Onyx Rejects Amgen Bid - But Open to Other Offers (ONXX, AMGN)

Onyx Pharmaceuticals ONXX, Friday, turned down an offer from Amgen AMGN to acquire all of Onyx's outstanding shares for $120 per share in cash, according to The Wall Street Journal.

While Onyx said the proposed offer from Amgen significantly undervalued Onyx, the company did authorize its financial advisor to pursue other possible acquisitions, provided they were deemed to be “in the best interest of Onyx shareholders.”

One biotech analyst, Robyn Karnauskas at Deutsche Bank, indicated in a note that Onyx might go for anywhere from $140 to $148 a share. Karnauskas said that, even at $140, Amgen might still prove a valuable acquisition for Amgen.

Mergers and acquisitions in the health care industry are growing, according to The New York Times. Roughly $93.5 billion in transactions were announced in the first half of 2013, representing a 13 percent increase from the same time last year.

Related: AstraZeneca to Acquire Pearl Therapeutics to Gain Foothold into Lucrative Market

The attractiveness of Onyx is based on the fact that it sells or is involved in the sale of three cancer drugs, two of which are relatively new.

The oldest of the three is Nexavar, a liver and kidney cancer drug Onyx sells in partnership with Bayer. Stivarga, used to treat colorectal cancer, won approval last year under the Bayer banner, although Onyx helps sell the drug in the U.S. and receives a royalty on global sales.

The top drug in the Onyx line, however, is Kyprolis. This drug is used to treat multiple myeloma and was approved last July. Onyx fully owns the drug.

Mark Schoenebaum, a biotechnology and pharmaceutical analyst at ISI Group, told The New York Times Sunday, “The hottest area right now of acquisitions are fully owned oncology drugs, and those are scarce.”

Analysts believe sales of Kyprolis could go as high as $2 billion annually in a few years.
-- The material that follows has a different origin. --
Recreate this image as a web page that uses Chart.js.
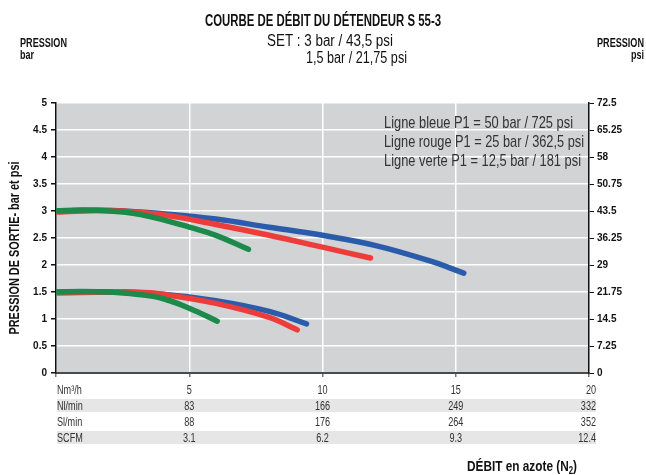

Schoenebaum indicated there might be as many as a dozen companies interested in Onyx.

Kyprolis isn’t the only growth drug in the Onyx arsenal. The company will also receive an 8 percent royalty on a new drug being developed by Pfizer Inc. PFE called Palbociclib. That drug has shown promise in the treatment of breast cancer.

This raises the possibility that Pfizer could be interested in acquiring Onyx, in part to eliminate the royalty on Palbociclib, according to Schoenebaum. Palbociclib could be on the market as early as 2015 and generate annual sales of $2 billion or more.

Shares of Onyx, which closed Friday at $86.82, jumped more than 50 percent in pre-market trading Monday, rising $43.93 to $130.75.

At the time of this writing, Jim Probasco had no position in any mentioned securities.